> [The request]
Set all the material down again unchanged, without the pictures.

> [Material]
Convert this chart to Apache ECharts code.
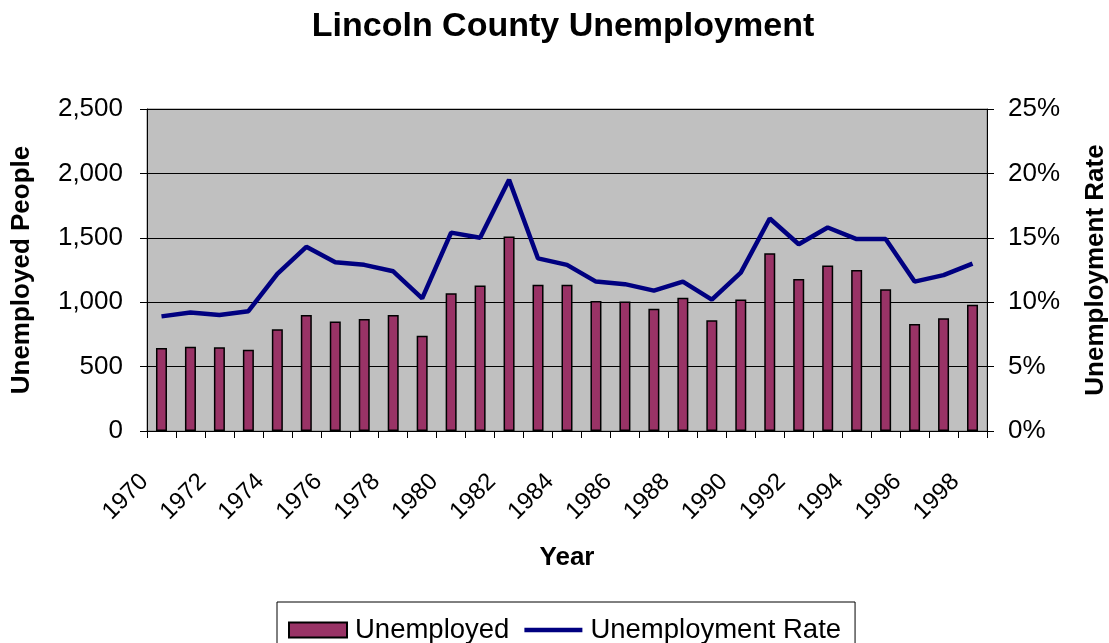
<!DOCTYPE html>
<html>
<head>
<meta charset="utf-8">
<title>Lincoln County Unemployment</title>
<script src="https://cdn.jsdelivr.net/npm/echarts@6/dist/echarts.min.js"></script>
<style>
  html, body { margin: 0; padding: 0; background: #ffffff; }
  #chart { width: 1109px; height: 643px; }
</style>
</head>
<body>
<div id="chart"></div>
<script>
// Years on the category axis
const years = ['1970','1971','1972','1973','1974','1975','1976','1977','1978','1979',
               '1980','1981','1982','1983','1984','1985','1986','1987','1988','1989',
               '1990','1991','1992','1993','1994','1995','1996','1997','1998'];

// Number of unemployed people per year
const unemployed = [645, 655, 650, 630, 790, 900, 850, 870, 900, 740,
                    1070, 1130, 1510, 1135, 1135, 1010, 1005, 950, 1035, 860,
                    1020, 1380, 1180, 1285, 1250, 1100, 830, 875, 980];

// Unemployment rate per year, in percent
const unemploymentRate = [8.9, 9.2, 9.0, 9.3, 12.2, 14.3, 13.1, 12.9, 12.4, 10.3,
                          15.4, 15.0, 19.5, 13.4, 12.9, 11.6, 11.4, 10.9, 11.6, 10.2,
                          12.3, 16.5, 14.5, 15.8, 14.9, 14.9, 11.6, 12.1, 13.0];

const FONT = "'Liberation Sans', Arial, sans-serif";
const RATE_COLOR = '#000080';

const chart = echarts.init(document.getElementById('chart'), null, { renderer: 'canvas' });

chart.setOption({
  animation: false,
  backgroundColor: '#ffffff',
  textStyle: { fontFamily: FONT, color: '#000' },
  title: {
    text: 'Lincoln County Unemployment',
    left: 558,
    textAlign: 'center',
    top: 5,
    textStyle: { fontFamily: FONT, fontSize: 34, fontWeight: 'bold', color: '#000' }
  },
  legend: {
    left: 277,
    top: 602,
    padding: [14, 14, 20, 11],
    borderColor: '#000',
    borderWidth: 1,
    itemWidth: 58,
    itemHeight: 15,
    itemGap: 15,
    textStyle: { fontFamily: FONT, fontSize: 27.5, color: '#000', padding: [0, 0, 0, 3] },
    data: [
      { name: 'Unemployed', icon: 'rect' },
      {
        name: 'Unemployment Rate',
        // plain thick stroke for the rate line
        icon: 'path://M0,0 L58,0 L58,4.5 L0,4.5 Z',
        itemStyle: { color: RATE_COLOR, borderWidth: 0 }
      }
    ]
  },
  grid: {
    left: 147,
    right: 122,
    top: 109,
    bottom: 212,
    outerBoundsMode: 'none',
    show: true,
    backgroundColor: '#C0C0C0',
    borderColor: '#808080',
    borderWidth: 1
  },
  xAxis: {
    type: 'category',
    data: years,
    boundaryGap: true,
    name: 'Year',
    nameLocation: 'middle',
    nameGap: 114,
    nameTextStyle: { fontFamily: FONT, fontSize: 26, fontWeight: 'bold', color: '#000' },
    axisLine: { show: true, lineStyle: { color: '#000', width: 1 } },
    axisTick: { show: true, interval: 0, length: 7, lineStyle: { color: '#000' } },
    axisLabel: {
      interval: 1,
      rotate: 45,
      margin: 30,
      padding: [0, 24, 0, 0],
      fontFamily: FONT,
      fontSize: 24,
      color: '#000'
    },
    splitLine: { show: false }
  },
  yAxis: [
    {
      type: 'value',
      min: 0,
      max: 2500,
      interval: 500,
      position: 'left',
      name: 'Unemployed People',
      nameLocation: 'middle',
      nameGap: 112,
      nameTextStyle: { fontFamily: FONT, fontSize: 26, fontWeight: 'bold', color: '#000' },
      axisLine: { show: true, lineStyle: { color: '#000', width: 1 } },
      axisTick: { show: true, length: 7, lineStyle: { color: '#000' } },
      axisLabel: {
        margin: 24,
        padding: [8, 0, 0, 0],
        fontFamily: FONT,
        fontSize: 26,
        color: '#000',
        formatter: v => v.toLocaleString('en-US')
      },
      splitLine: { show: true, lineStyle: { color: '#000', width: 1 } }
    },
    {
      type: 'value',
      min: 0,
      max: 25,
      interval: 5,
      position: 'right',
      name: 'Unemployment Rate',
      nameLocation: 'middle',
      nameRotate: 90,
      nameGap: 96,
      nameTextStyle: { fontFamily: FONT, fontSize: 26, fontWeight: 'bold', color: '#000' },
      axisLine: { show: true, lineStyle: { color: '#000', width: 1 } },
      axisTick: { show: true, length: 7, lineStyle: { color: '#000' } },
      axisLabel: {
        margin: 21,
        padding: [8, 0, 0, 0],
        fontFamily: FONT,
        fontSize: 26,
        color: '#000',
        formatter: '{value}%'
      },
      splitLine: { show: false }
    }
  ],
  series: [
    {
      name: 'Unemployed',
      type: 'bar',
      yAxisIndex: 0,
      data: unemployed,
      barWidth: 11,
      itemStyle: { color: '#993366', borderColor: '#000', borderWidth: 1.5 }
    },
    {
      name: 'Unemployment Rate',
      type: 'line',
      yAxisIndex: 1,
      data: unemploymentRate,
      symbol: 'none',
      lineStyle: { color: RATE_COLOR, width: 4.5 },
      itemStyle: { color: RATE_COLOR }
    }
  ]
});
</script>
</body>
</html>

> [The completed task]
Convert this chart to Apache ECharts code.
<!DOCTYPE html>
<html>
<head>
<meta charset="utf-8">
<title>Lincoln County Unemployment</title>
<script src="https://cdn.jsdelivr.net/npm/echarts@6/dist/echarts.min.js"></script>
<style>
  html, body { margin: 0; padding: 0; background: #ffffff; }
  #chart { width: 1109px; height: 643px; }
</style>
</head>
<body>
<div id="chart"></div>
<script>
// Years on the category axis
const years = ['1970','1971','1972','1973','1974','1975','1976','1977','1978','1979',
               '1980','1981','1982','1983','1984','1985','1986','1987','1988','1989',
               '1990','1991','1992','1993','1994','1995','1996','1997','1998'];

// Number of unemployed people per year
const unemployed = [645, 655, 650, 630, 790, 900, 850, 870, 900, 740,
                    1070, 1130, 1510, 1135, 1135, 1010, 1005, 950, 1035, 860,
                    1020, 1380, 1180, 1285, 1250, 1100, 830, 875, 980];

// Unemployment rate per year, in percent
const unemploymentRate = [8.9, 9.2, 9.0, 9.3, 12.2, 14.3, 13.1, 12.9, 12.4, 10.3,
                          15.4, 15.0, 19.5, 13.4, 12.9, 11.6, 11.4, 10.9, 11.6, 10.2,
                          12.3, 16.5, 14.5, 15.8, 14.9, 14.9, 11.6, 12.1, 13.0];

const FONT = "'Liberation Sans', Arial, sans-serif";
const RATE_COLOR = '#000080';

const chart = echarts.init(document.getElementById('chart'), null, { renderer: 'canvas' });

chart.setOption({
  animation: false,
  backgroundColor: '#ffffff',
  textStyle: { fontFamily: FONT, color: '#000' },
  title: {
    text: 'Lincoln County Unemployment',
    left: 558,
    textAlign: 'center',
    top: 5,
    textStyle: { fontFamily: FONT, fontSize: 34, fontWeight: 'bold', color: '#000' }
  },
  legend: {
    left: 277,
    top: 602,
    padding: [14, 14, 20, 11],
    borderColor: '#000',
    borderWidth: 1,
    itemWidth: 58,
    itemHeight: 15,
    itemGap: 15,
    textStyle: { fontFamily: FONT, fontSize: 27.5, color: '#000', padding: [0, 0, 0, 3] },
    data: [
      { name: 'Unemployed', icon: 'rect' },
      {
        name: 'Unemployment Rate',
        // plain thick stroke for the rate line
        icon: 'path://M0,0 L58,0 L58,4.5 L0,4.5 Z',
        itemStyle: { color: RATE_COLOR, borderWidth: 0 }
      }
    ]
  },
  grid: {
    left: 147,
    right: 122,
    top: 109,
    bottom: 212,
    outerBoundsMode: 'none',
    show: true,
    backgroundColor: '#C0C0C0',
    borderColor: '#808080',
    borderWidth: 1
  },
  xAxis: {
    type: 'category',
    data: years,
    boundaryGap: true,
    name: 'Year',
    nameLocation: 'middle',
    nameGap: 114,
    nameTextStyle: { fontFamily: FONT, fontSize: 26, fontWeight: 'bold', color: '#000' },
    axisLine: { show: true, lineStyle: { color: '#000', width: 1 } },
    axisTick: { show: true, interval: 0, length: 7, lineStyle: { color: '#000' } },
    axisLabel: {
      interval: 1,
      rotate: 45,
      margin: 30,
      padding: [0, 24, 0, 0],
      fontFamily: FONT,
      fontSize: 24,
      color: '#000'
    },
    splitLine: { show: false }
  },
  yAxis: [
    {
      type: 'value',
      min: 0,
      max: 2500,
      interval: 500,
      position: 'left',
      name: 'Unemployed People',
      nameLocation: 'middle',
      nameGap: 112,
      nameTextStyle: { fontFamily: FONT, fontSize: 26, fontWeight: 'bold', color: '#000' },
      axisLine: { show: true, lineStyle: { color: '#000', width: 1 } },
      axisTick: { show: true, length: 7, lineStyle: { color: '#000' } },
      axisLabel: {
        margin: 24,
        padding: [8, 0, 0, 0],
        fontFamily: FONT,
        fontSize: 26,
        color: '#000',
        formatter: v => v.toLocaleString('en-US')
      },
      splitLine: { show: true, lineStyle: { color: '#000', width: 1 } }
    },
    {
      type: 'value',
      min: 0,
      max: 25,
      interval: 5,
      position: 'right',
      name: 'Unemployment Rate',
      nameLocation: 'middle',
      nameRotate: 90,
      nameGap: 96,
      nameTextStyle: { fontFamily: FONT, fontSize: 26, fontWeight: 'bold', color: '#000' },
      axisLine: { show: true, lineStyle: { color: '#000', width: 1 } },
      axisTick: { show: true, length: 7, lineStyle: { color: '#000' } },
      axisLabel: {
        margin: 21,
        padding: [8, 0, 0, 0],
        fontFamily: FONT,
        fontSize: 26,
        color: '#000',
        formatter: '{value}%'
      },
      splitLine: { show: false }
    }
  ],
  series: [
    {
      name: 'Unemployed',
      type: 'bar',
      yAxisIndex: 0,
      data: unemployed,
      barWidth: 11,
      itemStyle: { color: '#993366', borderColor: '#000', borderWidth: 1.5 }
    },
    {
      name: 'Unemployment Rate',
      type: 'line',
      yAxisIndex: 1,
      data: unemploymentRate,
      symbol: 'none',
      lineStyle: { color: RATE_COLOR, width: 4.5 },
      itemStyle: { color: RATE_COLOR }
    }
  ]
});
</script>
</body>
</html>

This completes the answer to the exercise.